_Problem statement_:
Leave out the images; return the rest of the data exactly.

**** Dataset

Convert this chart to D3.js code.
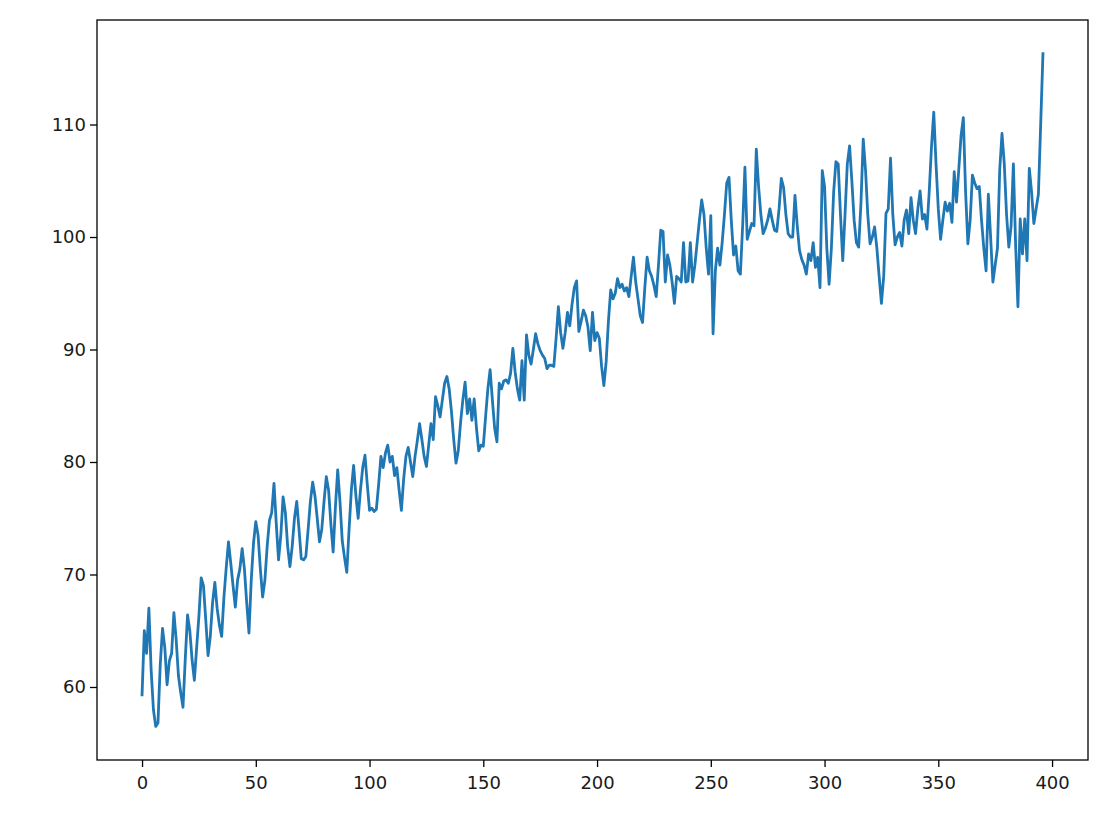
<!DOCTYPE html>
<html>
<head>
<meta charset="utf-8">
<script src="https://cdn.jsdelivr.net/npm/d3@7"></script>
<style>
  html, body { margin: 0; padding: 0; background: #fff; }
  svg { display: block; }
</style>
</head>
<body>
<svg id="chart" width="1116" height="827"></svg>
<script>
const values = [
  59.3, 65.0, 63.0, 67.0, 61.5, 58.0, 56.5, 56.8, 62.0, 65.2,
  63.5, 60.2, 62.3, 63.0, 66.6, 64.2, 61.0, 59.5, 58.2, 62.5,
  66.4, 65.0, 62.4, 60.6, 63.5, 66.3, 69.7, 69.0, 66.0, 62.8,
  64.5, 67.5, 69.3, 67.0, 65.5, 64.5, 68.0, 70.6, 72.9, 71.0,
  69.0, 67.1, 69.5, 70.5, 72.3, 70.5, 67.5, 64.8, 69.5, 72.8,
  74.7, 73.5, 70.5, 68.0, 69.5, 72.5, 74.8, 75.5, 78.1, 74.5,
  71.3, 73.5, 76.9, 75.5, 72.5, 70.7, 72.5, 75.0, 76.5, 74.0,
  71.4, 71.3, 71.6, 74.0, 76.5, 78.2, 77.0, 75.0, 72.9, 74.0,
  76.5, 78.7, 77.5, 74.5, 72.0, 76.0, 79.3, 76.5, 73.0, 71.5,
  70.2, 74.0, 77.5, 79.7, 77.0, 75.0, 77.5, 79.5, 80.6, 78.0,
  75.7, 75.9, 75.6, 75.8, 78.0, 80.5, 79.5, 80.8, 81.5, 80.0,
  80.5, 78.8, 79.5, 77.5, 75.7, 78.5, 80.5, 81.3, 80.0, 78.7,
  80.5, 81.9, 83.4, 82.0, 80.5, 79.6, 81.5, 83.4, 82.0, 85.8,
  85.0, 84.0, 85.5, 87.0, 87.6, 86.5, 84.5, 82.0, 79.9, 81.0,
  83.5, 85.5, 87.1, 84.3, 85.6, 83.7, 85.6, 83.0, 81.0, 81.5,
  81.4, 84.0, 86.5, 88.2, 85.5, 83.0, 81.8, 87.0, 86.5, 87.2,
  87.3, 87.0, 87.9, 90.1, 88.0, 86.5, 85.5, 89.0, 85.5, 91.3,
  89.5, 88.7, 90.0, 91.4, 90.5, 89.9, 89.5, 89.2, 88.3, 88.6,
  88.6, 88.5, 91.0, 93.8, 91.5, 90.1, 91.5, 93.3, 92.1, 94.0,
  95.5, 96.1, 91.6, 92.5, 93.5, 93.0, 92.0, 89.9, 93.3, 90.8,
  91.5, 91.0, 88.5, 86.8, 88.9, 92.5, 95.3, 94.5, 95.0, 96.3,
  95.5, 95.8, 95.2, 95.5, 94.7, 96.5, 98.2, 96.0, 94.5, 93.0,
  92.4, 95.5, 98.2, 97.0, 96.5, 95.7, 94.7, 97.5, 100.6, 100.5,
  96.0, 98.4, 97.5, 96.0, 94.1, 96.5, 96.3, 96.0, 99.5, 96.0,
  96.1, 99.5, 96.0, 97.5, 99.5, 101.5, 103.3, 102.0, 99.0, 96.7,
  101.9, 91.4, 97.0, 99.0, 97.5, 99.5, 102.0, 104.8, 105.3, 101.5,
  98.4, 99.2, 97.0, 96.7, 101.0, 106.2, 99.8, 100.5, 101.2, 101.0,
  107.8, 104.5, 102.0, 100.3, 100.8, 101.5, 102.5, 101.5, 100.6, 100.5,
  102.5, 105.2, 104.4, 102.0, 100.3, 100.0, 100.0, 103.7, 101.0, 98.8,
  98.0, 97.5, 96.7, 98.5, 97.9, 99.5, 97.3, 98.2, 95.5, 105.9,
  104.5, 99.0, 95.8, 99.0, 104.0, 106.7, 106.5, 102.0, 97.9, 102.0,
  106.5, 108.1, 105.0, 101.5, 99.5, 99.1, 103.0, 108.7, 106.0, 102.0,
  99.4, 100.0, 100.9, 99.0, 96.5, 94.1, 96.5, 102.1, 102.5, 107.0,
  102.0, 99.3, 100.0, 100.4, 99.2, 101.5, 102.4, 100.3, 103.5, 101.5,
  100.3, 102.5, 104.1, 101.6, 102.0, 100.7, 104.0, 108.0, 111.1, 106.5,
  102.5, 99.8, 101.5, 103.1, 102.3, 103.0, 101.3, 105.8, 103.1, 106.0,
  109.0, 110.6, 104.0, 99.4, 101.5, 105.5, 104.8, 104.3, 104.5, 101.5,
  99.0, 97.0, 103.8, 100.0, 96.0, 97.5, 99.0, 106.0, 109.2, 106.5,
  102.0, 99.1, 101.0, 106.5, 99.2, 93.8, 101.6, 98.5, 101.6, 97.9,
  106.1, 104.0, 101.2, 102.5, 103.8, 110.0, 116.3
];
const xTicks = [0, 50, 100, 150, 200, 250, 300, 350, 400];
const yTicks = [60, 70, 80, 90, 100, 110];

const margin = { left: 97, right: 1116 - 1088, top: 20, bottom: 827 - 760 };
const svg = d3.select("#chart");
const W = 1116, H = 827;
const iw = W - margin.left - margin.right;
const ih = H - margin.top - margin.bottom;

const n = values.length;
const xPad = (n - 1) * 0.05;
const yMin = d3.min(values), yMax = d3.max(values);
const yPad = (yMax - yMin) * 0.05;

const x = d3.scaleLinear().domain([-xPad, (n - 1) + xPad]).range([0, iw]);
const y = d3.scaleLinear().domain([yMin - yPad, yMax + yPad]).range([ih, 0]);

const g = svg.append("g").attr("transform", `translate(${margin.left},${margin.top})`);

const line = d3.line().x((d, i) => x(i)).y(d => y(d));
g.append("path")
  .datum(values)
  .attr("fill", "none")
  .attr("stroke", "#1f77b4")
  .attr("stroke-width", 2.8)
  .attr("stroke-linejoin", "round")
  .attr("stroke-linecap", "square")
  .attr("d", line);

const fontSize = 18;
const xAxis = d3.axisBottom(x).tickValues(xTicks).tickSize(7).tickPadding(9).tickFormat(d3.format("d"));
const yAxis = d3.axisLeft(y).tickValues(yTicks).tickSize(7).tickPadding(4).tickFormat(d3.format("d"));

const gx = g.append("g").attr("transform", `translate(0,${ih})`).call(xAxis);
const gy = g.append("g").call(yAxis);
[gx, gy].forEach(a => {
  a.select(".domain").remove();
  a.selectAll(".tick line").attr("stroke", "#000").attr("stroke-width", 1.3);
  a.selectAll(".tick text").attr("fill", "#1a1a1a").style("font-family", "'DejaVu Sans', sans-serif").style("font-size", fontSize + "px");
});

g.append("rect")
  .attr("x", 0).attr("y", 0).attr("width", iw).attr("height", ih)
  .attr("fill", "none").attr("stroke", "#000").attr("stroke-width", 1.3);
</script>
</body>
</html>
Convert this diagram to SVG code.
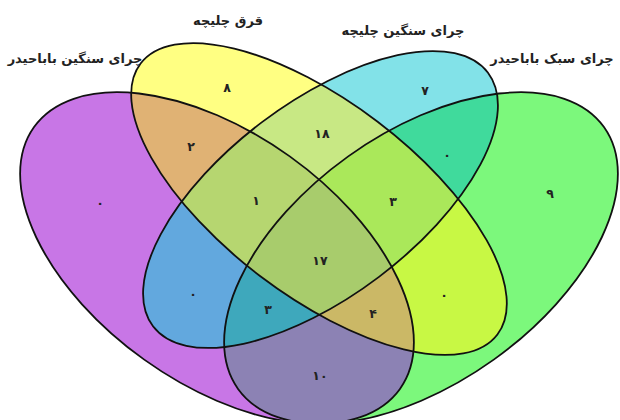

********

_The output_:
Convert this chart to D3.js code.
<!DOCTYPE html>
<html>
<head>
<meta charset="utf-8">
<script src="https://cdn.jsdelivr.net/npm/d3@7"></script>
<style>
  html, body { margin: 0; padding: 0; background: #fff; }
  svg { display: block; }
</style>
</head>
<body>
<svg id="chart" width="1116" height="827"></svg>
<script>
const values = [
  59.3, 65.0, 63.0, 67.0, 61.5, 58.0, 56.5, 56.8, 62.0, 65.2,
  63.5, 60.2, 62.3, 63.0, 66.6, 64.2, 61.0, 59.5, 58.2, 62.5,
  66.4, 65.0, 62.4, 60.6, 63.5, 66.3, 69.7, 69.0, 66.0, 62.8,
  64.5, 67.5, 69.3, 67.0, 65.5, 64.5, 68.0, 70.6, 72.9, 71.0,
  69.0, 67.1, 69.5, 70.5, 72.3, 70.5, 67.5, 64.8, 69.5, 72.8,
  74.7, 73.5, 70.5, 68.0, 69.5, 72.5, 74.8, 75.5, 78.1, 74.5,
  71.3, 73.5, 76.9, 75.5, 72.5, 70.7, 72.5, 75.0, 76.5, 74.0,
  71.4, 71.3, 71.6, 74.0, 76.5, 78.2, 77.0, 75.0, 72.9, 74.0,
  76.5, 78.7, 77.5, 74.5, 72.0, 76.0, 79.3, 76.5, 73.0, 71.5,
  70.2, 74.0, 77.5, 79.7, 77.0, 75.0, 77.5, 79.5, 80.6, 78.0,
  75.7, 75.9, 75.6, 75.8, 78.0, 80.5, 79.5, 80.8, 81.5, 80.0,
  80.5, 78.8, 79.5, 77.5, 75.7, 78.5, 80.5, 81.3, 80.0, 78.7,
  80.5, 81.9, 83.4, 82.0, 80.5, 79.6, 81.5, 83.4, 82.0, 85.8,
  85.0, 84.0, 85.5, 87.0, 87.6, 86.5, 84.5, 82.0, 79.9, 81.0,
  83.5, 85.5, 87.1, 84.3, 85.6, 83.7, 85.6, 83.0, 81.0, 81.5,
  81.4, 84.0, 86.5, 88.2, 85.5, 83.0, 81.8, 87.0, 86.5, 87.2,
  87.3, 87.0, 87.9, 90.1, 88.0, 86.5, 85.5, 89.0, 85.5, 91.3,
  89.5, 88.7, 90.0, 91.4, 90.5, 89.9, 89.5, 89.2, 88.3, 88.6,
  88.6, 88.5, 91.0, 93.8, 91.5, 90.1, 91.5, 93.3, 92.1, 94.0,
  95.5, 96.1, 91.6, 92.5, 93.5, 93.0, 92.0, 89.9, 93.3, 90.8,
  91.5, 91.0, 88.5, 86.8, 88.9, 92.5, 95.3, 94.5, 95.0, 96.3,
  95.5, 95.8, 95.2, 95.5, 94.7, 96.5, 98.2, 96.0, 94.5, 93.0,
  92.4, 95.5, 98.2, 97.0, 96.5, 95.7, 94.7, 97.5, 100.6, 100.5,
  96.0, 98.4, 97.5, 96.0, 94.1, 96.5, 96.3, 96.0, 99.5, 96.0,
  96.1, 99.5, 96.0, 97.5, 99.5, 101.5, 103.3, 102.0, 99.0, 96.7,
  101.9, 91.4, 97.0, 99.0, 97.5, 99.5, 102.0, 104.8, 105.3, 101.5,
  98.4, 99.2, 97.0, 96.7, 101.0, 106.2, 99.8, 100.5, 101.2, 101.0,
  107.8, 104.5, 102.0, 100.3, 100.8, 101.5, 102.5, 101.5, 100.6, 100.5,
  102.5, 105.2, 104.4, 102.0, 100.3, 100.0, 100.0, 103.7, 101.0, 98.8,
  98.0, 97.5, 96.7, 98.5, 97.9, 99.5, 97.3, 98.2, 95.5, 105.9,
  104.5, 99.0, 95.8, 99.0, 104.0, 106.7, 106.5, 102.0, 97.9, 102.0,
  106.5, 108.1, 105.0, 101.5, 99.5, 99.1, 103.0, 108.7, 106.0, 102.0,
  99.4, 100.0, 100.9, 99.0, 96.5, 94.1, 96.5, 102.1, 102.5, 107.0,
  102.0, 99.3, 100.0, 100.4, 99.2, 101.5, 102.4, 100.3, 103.5, 101.5,
  100.3, 102.5, 104.1, 101.6, 102.0, 100.7, 104.0, 108.0, 111.1, 106.5,
  102.5, 99.8, 101.5, 103.1, 102.3, 103.0, 101.3, 105.8, 103.1, 106.0,
  109.0, 110.6, 104.0, 99.4, 101.5, 105.5, 104.8, 104.3, 104.5, 101.5,
  99.0, 97.0, 103.8, 100.0, 96.0, 97.5, 99.0, 106.0, 109.2, 106.5,
  102.0, 99.1, 101.0, 106.5, 99.2, 93.8, 101.6, 98.5, 101.6, 97.9,
  106.1, 104.0, 101.2, 102.5, 103.8, 110.0, 116.3
];
const xTicks = [0, 50, 100, 150, 200, 250, 300, 350, 400];
const yTicks = [60, 70, 80, 90, 100, 110];

const margin = { left: 97, right: 1116 - 1088, top: 20, bottom: 827 - 760 };
const svg = d3.select("#chart");
const W = 1116, H = 827;
const iw = W - margin.left - margin.right;
const ih = H - margin.top - margin.bottom;

const n = values.length;
const xPad = (n - 1) * 0.05;
const yMin = d3.min(values), yMax = d3.max(values);
const yPad = (yMax - yMin) * 0.05;

const x = d3.scaleLinear().domain([-xPad, (n - 1) + xPad]).range([0, iw]);
const y = d3.scaleLinear().domain([yMin - yPad, yMax + yPad]).range([ih, 0]);

const g = svg.append("g").attr("transform", `translate(${margin.left},${margin.top})`);

const line = d3.line().x((d, i) => x(i)).y(d => y(d));
g.append("path")
  .datum(values)
  .attr("fill", "none")
  .attr("stroke", "#1f77b4")
  .attr("stroke-width", 2.8)
  .attr("stroke-linejoin", "round")
  .attr("stroke-linecap", "square")
  .attr("d", line);

const fontSize = 18;
const xAxis = d3.axisBottom(x).tickValues(xTicks).tickSize(7).tickPadding(9).tickFormat(d3.format("d"));
const yAxis = d3.axisLeft(y).tickValues(yTicks).tickSize(7).tickPadding(4).tickFormat(d3.format("d"));

const gx = g.append("g").attr("transform", `translate(0,${ih})`).call(xAxis);
const gy = g.append("g").call(yAxis);
[gx, gy].forEach(a => {
  a.select(".domain").remove();
  a.selectAll(".tick line").attr("stroke", "#000").attr("stroke-width", 1.3);
  a.selectAll(".tick text").attr("fill", "#1a1a1a").style("font-family", "'DejaVu Sans', sans-serif").style("font-size", fontSize + "px");
});

g.append("rect")
  .attr("x", 0).attr("y", 0).attr("width", iw).attr("height", ih)
  .attr("fill", "none").attr("stroke", "#000").attr("stroke-width", 1.3);
</script>
</body>
</html>
Convert this diagram to SVG code.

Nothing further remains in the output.